In [1]:
#Context-Enrichment

**#Context Enrichment Window for Document Retrieval**

**Overview:** The "Context Enrichment Window" technique in document retrieval enhances the retrieval process by adding surrounding context to each retrieved chunk, improving the coherence and completeness of the returned information. This is particularly useful when working with vector databases for tasks like question-answering or summarization, where understanding the surrounding context is crucial for generating accurate and meaningful responses.

**Motivation:** Traditional vector search methods often retrieve isolated chunks of text based on semantic similarity. However, these chunks may lack necessary context, leading to incomplete or fragmented information.
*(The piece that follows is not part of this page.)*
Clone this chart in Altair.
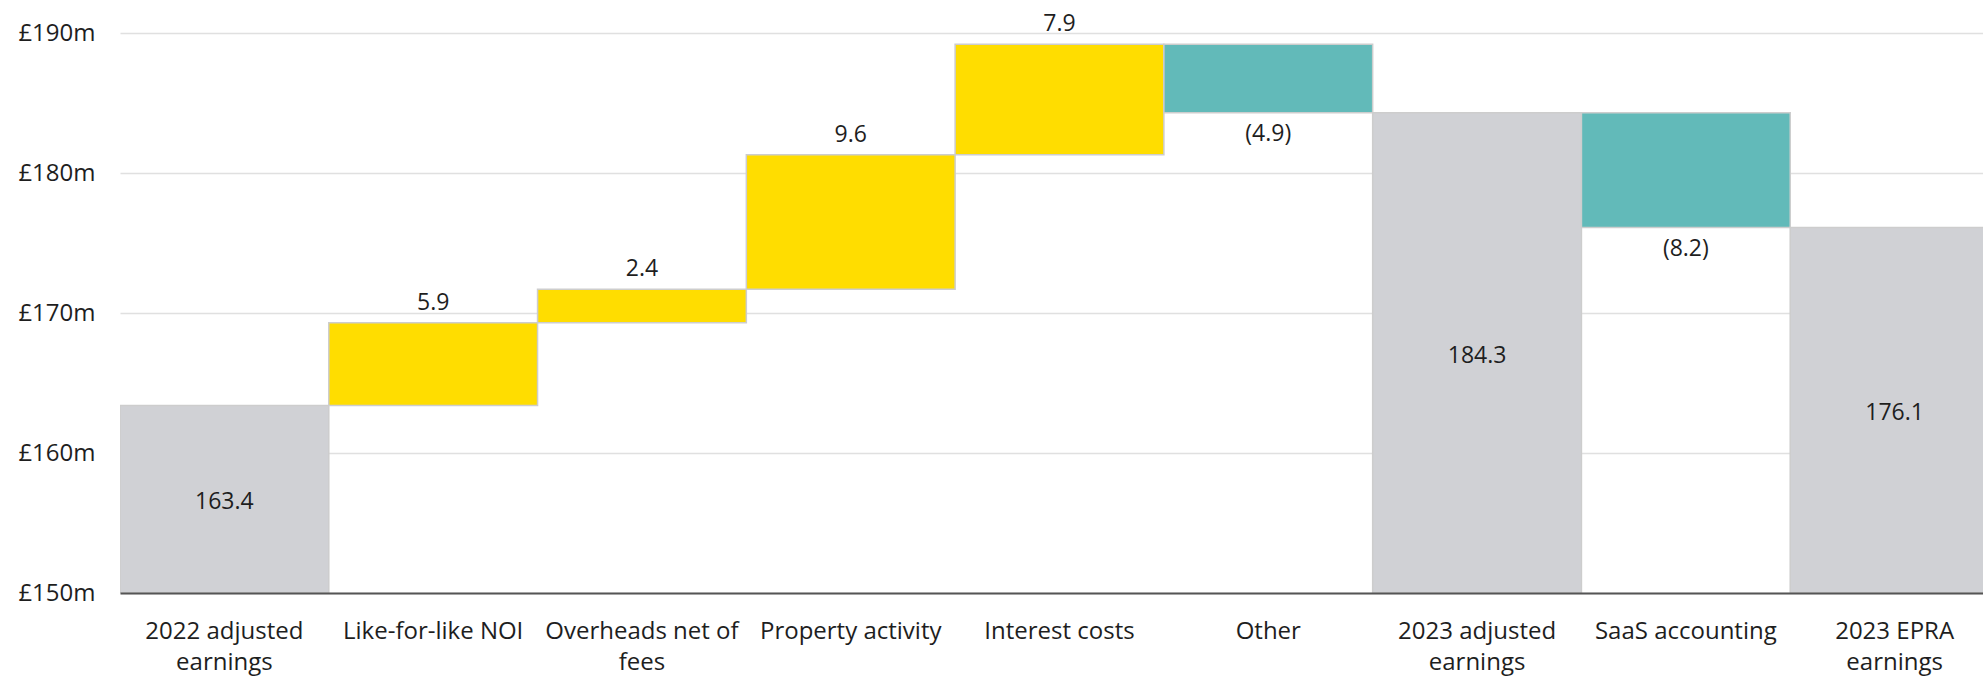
import altair as alt
import pandas as pd

categories = [
    "2022 adjusted earnings", "Like-for-like NOI", "Overheads net of fees",
    "Property activity", "Interest costs", "Other",
    "2023 adjusted earnings", "SaaS accounting", "2023 EPRA earnings",
]
amounts = [163.4, 5.9, 2.4, 9.6, 7.9, -4.9, 184.3, -8.2, 176.1]
kinds = ["total", "up", "up", "up", "up", "down", "total", "down", "total"]
y_ticks = [150, 160, 170, 180, 190]
y_domain = [150, 190]

colors = {"total": "#d0d1d5", "up": "#ffdd00", "down": "#62bab9"}

rows = []
running = 0.0
for cat, amt, kind in zip(categories, amounts, kinds):
    if kind == "total":
        start, end = y_domain[0], amt
        running = amt
        label = f"{amt:.1f}"
        label_y = (y_domain[0] + amt) / 2
    else:
        start = running
        end = round(running + amt, 1)
        running = end
        label = f"{amt:.1f}" if amt > 0 else f"({-amt:.1f})"
        label_y = end
    rows.append({"category": cat, "start": start, "end": end, "kind": kind,
                 "label": label, "label_y": label_y})
df = pd.DataFrame(rows)

FONT = "Open Sans"
TXT = "#1e1e1e"

x_enc = alt.X(
    "category:N", sort=categories,
    scale=alt.Scale(range=[0, 1879], paddingInner=0, paddingOuter=0),
    axis=alt.Axis(
        title=None, labelAngle=0, ticks=False, domain=True,
        domainColor="#555555", domainWidth=2, labelFontSize=24,
        labelColor=TXT, labelPadding=26, labelLineHeight=31,
        labelLimit=0, labelOverlap=False, labelBound=False, zindex=1,
        labelExpr=("length(datum.label) > 17 ? "
                   "[substring(datum.label, 0, lastindexof(datum.label, ' ')), "
                   "substring(datum.label, lastindexof(datum.label, ' ') + 1)] "
                   ": datum.label"),
    ),
)

y_scale = alt.Scale(domain=y_domain, nice=False, zero=False)

bars = alt.Chart(df).mark_bar(clip=True, stroke="#cdcdcd", strokeWidth=1.5).encode(
    x=x_enc,
    y=alt.Y("start:Q", scale=y_scale,
            axis=alt.Axis(values=y_ticks, title=None, grid=True,
                          gridColor="#e0e0e0", gridWidth=1.5, domain=False,
                          ticks=False, labelPadding=25, labelFontSize=24,
                          labelColor=TXT,
                          labelExpr="'£' + datum.value + 'm'")),
    y2="end:Q",
    color=alt.Color("kind:N",
                    scale=alt.Scale(domain=list(colors.keys()),
                                    range=list(colors.values())),
                    legend=None),
)

def labels(kind, dy):
    return alt.Chart(df).transform_filter(
        alt.datum.kind == kind
    ).mark_text(fontSize=23, color=TXT, baseline="middle", dy=dy).encode(
        x=alt.X("category:N", sort=categories),
        y=alt.Y("label_y:Q"),
        text="label:N",
    )

chart = alt.layer(
    bars, labels("total", 3), labels("up", -20), labels("down", 21)
).properties(
    width=1863, height=560,
    autosize=alt.AutoSizeParams(type="none"),
    padding={"left": 120, "top": 33, "right": 0, "bottom": 84},
).configure(font=FONT).configure_view(stroke=None)

chart.save("out.html", embed_options={"renderer": "svg", "actions": False})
The context enrichment window technique mitigates this by retrieving neighboring chunks of text, thereby providing a more comprehensive view of the relevant information.

![image.png](attachment:image.png)

In [None]:
import os
from sentence_transformers import SentenceTransformer
from langchain.docstore.document import Document
from langchain.vectorstores import FAISS

# Load local embedding model
embedding_model = SentenceTransformer('all-MiniLM-L6-v2')

# Function to split text into chunks with overlapping context
def split_text_to_chunks_with_indices(text: str, chunk_size: int, chunk_overlap: int):
    chunks = []
    start = 0
    while start < len(text):
        end = start + chunk_size
        chunk = text[start:end]
        chunks.append(Document(page_content=chunk, metadata={"index": len(chunks)}))
        start += chunk_size - chunk_overlap
    return chunks

# Sample text to be split into chunks
text = "Your text goes here. This should be a large document or string loaded from a file."

# Define chunk parameters
chunk_size = 400
chunk_overlap = 200

# Split document into chunks
chunks = split_text_to_chunks_with_indices(text, chunk_size, chunk_overlap)

# Create embeddings for chunks
embeddings = [embedding_model.encode(chunk.page_content) for chunk in chunks]

# Create a FAISS vector store
vectorstore = FAISS.from_embeddings(embeddings, documents=chunks)

# Define the custom retrieval function with context enrichment
def retrieve_with_context_overlap(vectorstore, query: str, num_neighbors: int = 1):
    query_embedding = embedding_model.encode(query)
    relevant_chunks = vectorstore.similarity_search_by_vector(query_embedding, k=1)

    result_sequences = []
    for chunk in relevant_chunks:
        current_index = chunk.metadata.get('index')
        start_index = max(0, current_index - num_neighbors)
        end_index = min(len(chunks), current_index + num_neighbors + 1)

        # Concatenate the neighboring chunks
        concatenated_text = "".join([chunks[i].page_content for i in range(start_index, end_index)])
        result_sequences.append(concatenated_text)

    return result_sequences

# Example query
query = "Explain about RAG approach."
enriched_chunks = retrieve_with_context_overlap(vectorstore, query, num_neighbors=1)

# Display results
for enriched_chunk in enriched_chunks:
    print(enriched_chunk)

The context enrichment window technique provides a more comprehensive and contextually rich retrieval experience.